* _EXERCISE_: Write out the listing below exactly, and omit any images you find in it.

* _PROVIDED MATERIAL_:
(begin)
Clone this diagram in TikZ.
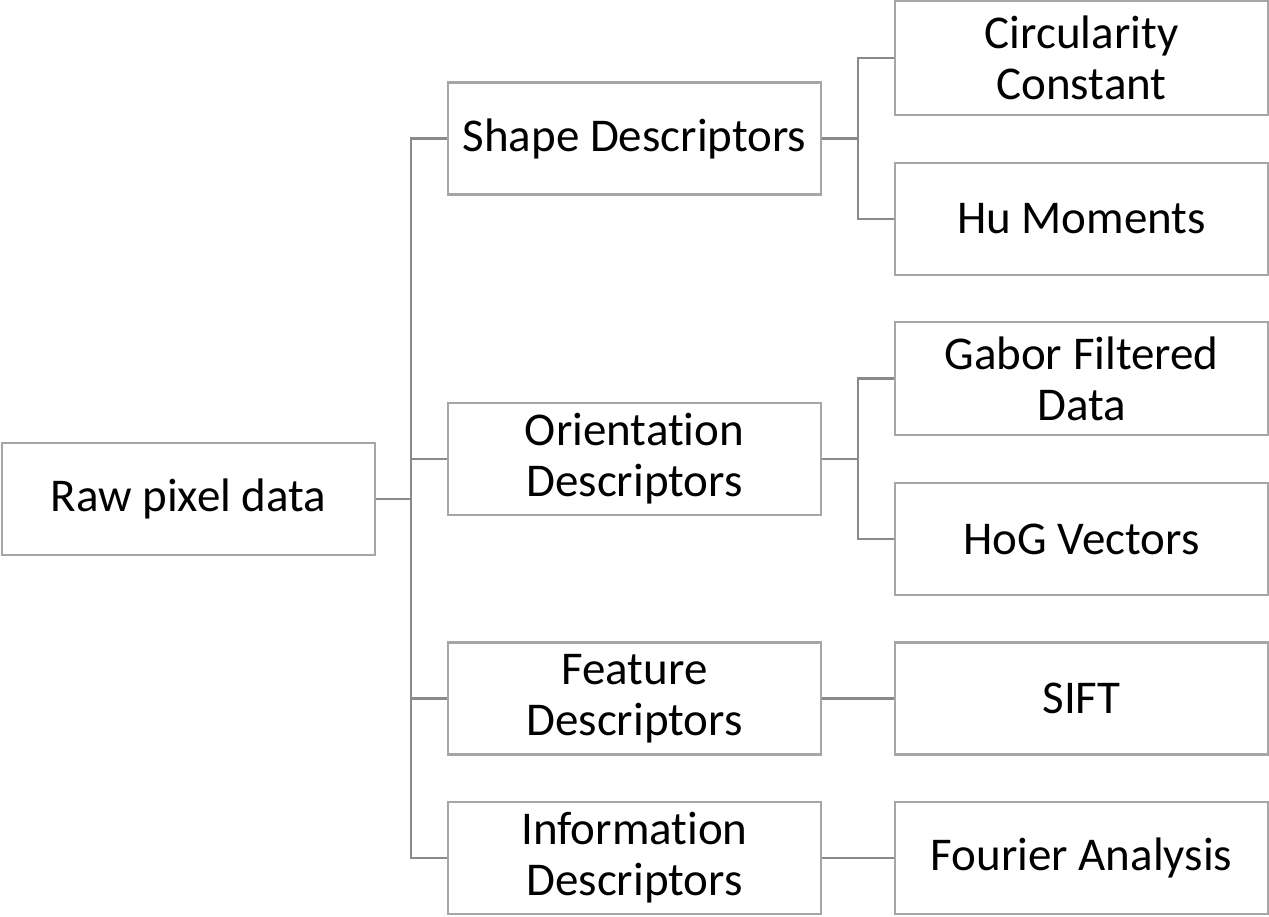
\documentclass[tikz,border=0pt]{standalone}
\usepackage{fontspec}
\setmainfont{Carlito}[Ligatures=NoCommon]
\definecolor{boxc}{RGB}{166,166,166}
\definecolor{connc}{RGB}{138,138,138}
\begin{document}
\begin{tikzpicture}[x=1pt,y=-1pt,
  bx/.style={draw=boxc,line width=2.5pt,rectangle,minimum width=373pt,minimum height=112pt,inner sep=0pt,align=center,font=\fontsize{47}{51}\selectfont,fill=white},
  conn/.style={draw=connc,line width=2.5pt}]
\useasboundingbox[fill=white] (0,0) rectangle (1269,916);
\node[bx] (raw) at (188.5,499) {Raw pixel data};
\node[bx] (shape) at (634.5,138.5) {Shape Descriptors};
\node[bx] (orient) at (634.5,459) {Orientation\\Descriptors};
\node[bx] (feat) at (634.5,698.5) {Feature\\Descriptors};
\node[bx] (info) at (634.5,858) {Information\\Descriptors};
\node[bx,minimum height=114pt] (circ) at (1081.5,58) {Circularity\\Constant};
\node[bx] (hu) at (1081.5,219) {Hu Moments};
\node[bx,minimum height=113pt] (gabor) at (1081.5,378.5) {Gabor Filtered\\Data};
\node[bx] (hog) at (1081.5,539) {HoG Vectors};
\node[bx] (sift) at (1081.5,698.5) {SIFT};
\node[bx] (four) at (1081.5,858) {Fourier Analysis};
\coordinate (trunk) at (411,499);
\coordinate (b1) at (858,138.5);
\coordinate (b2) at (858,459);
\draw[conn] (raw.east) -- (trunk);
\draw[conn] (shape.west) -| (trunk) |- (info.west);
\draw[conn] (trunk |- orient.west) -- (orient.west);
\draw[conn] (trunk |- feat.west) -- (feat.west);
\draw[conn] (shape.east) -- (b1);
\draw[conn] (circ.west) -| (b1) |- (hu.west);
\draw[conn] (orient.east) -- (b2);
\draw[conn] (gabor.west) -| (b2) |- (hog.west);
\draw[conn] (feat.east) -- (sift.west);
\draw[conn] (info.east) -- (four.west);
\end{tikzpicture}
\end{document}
(end)
* _OUTPUT FOR THIS EXERCISE_:
Clone this diagram in TikZ.
\documentclass[tikz,border=0pt]{standalone}
\usepackage{fontspec}
\setmainfont{Carlito}[Ligatures=NoCommon]
\definecolor{boxc}{RGB}{166,166,166}
\definecolor{connc}{RGB}{138,138,138}
\begin{document}
\begin{tikzpicture}[x=1pt,y=-1pt,
  bx/.style={draw=boxc,line width=2.5pt,rectangle,minimum width=373pt,minimum height=112pt,inner sep=0pt,align=center,font=\fontsize{47}{51}\selectfont,fill=white},
  conn/.style={draw=connc,line width=2.5pt}]
\useasboundingbox[fill=white] (0,0) rectangle (1269,916);
\node[bx] (raw) at (188.5,499) {Raw pixel data};
\node[bx] (shape) at (634.5,138.5) {Shape Descriptors};
\node[bx] (orient) at (634.5,459) {Orientation\\Descriptors};
\node[bx] (feat) at (634.5,698.5) {Feature\\Descriptors};
\node[bx] (info) at (634.5,858) {Information\\Descriptors};
\node[bx,minimum height=114pt] (circ) at (1081.5,58) {Circularity\\Constant};
\node[bx] (hu) at (1081.5,219) {Hu Moments};
\node[bx,minimum height=113pt] (gabor) at (1081.5,378.5) {Gabor Filtered\\Data};
\node[bx] (hog) at (1081.5,539) {HoG Vectors};
\node[bx] (sift) at (1081.5,698.5) {SIFT};
\node[bx] (four) at (1081.5,858) {Fourier Analysis};
\coordinate (trunk) at (411,499);
\coordinate (b1) at (858,138.5);
\coordinate (b2) at (858,459);
\draw[conn] (raw.east) -- (trunk);
\draw[conn] (shape.west) -| (trunk) |- (info.west);
\draw[conn] (trunk |- orient.west) -- (orient.west);
\draw[conn] (trunk |- feat.west) -- (feat.west);
\draw[conn] (shape.east) -- (b1);
\draw[conn] (circ.west) -| (b1) |- (hu.west);
\draw[conn] (orient.east) -- (b2);
\draw[conn] (gabor.west) -| (b2) |- (hog.west);
\draw[conn] (feat.east) -- (sift.west);
\draw[conn] (info.east) -- (four.west);
\end{tikzpicture}
\end{document}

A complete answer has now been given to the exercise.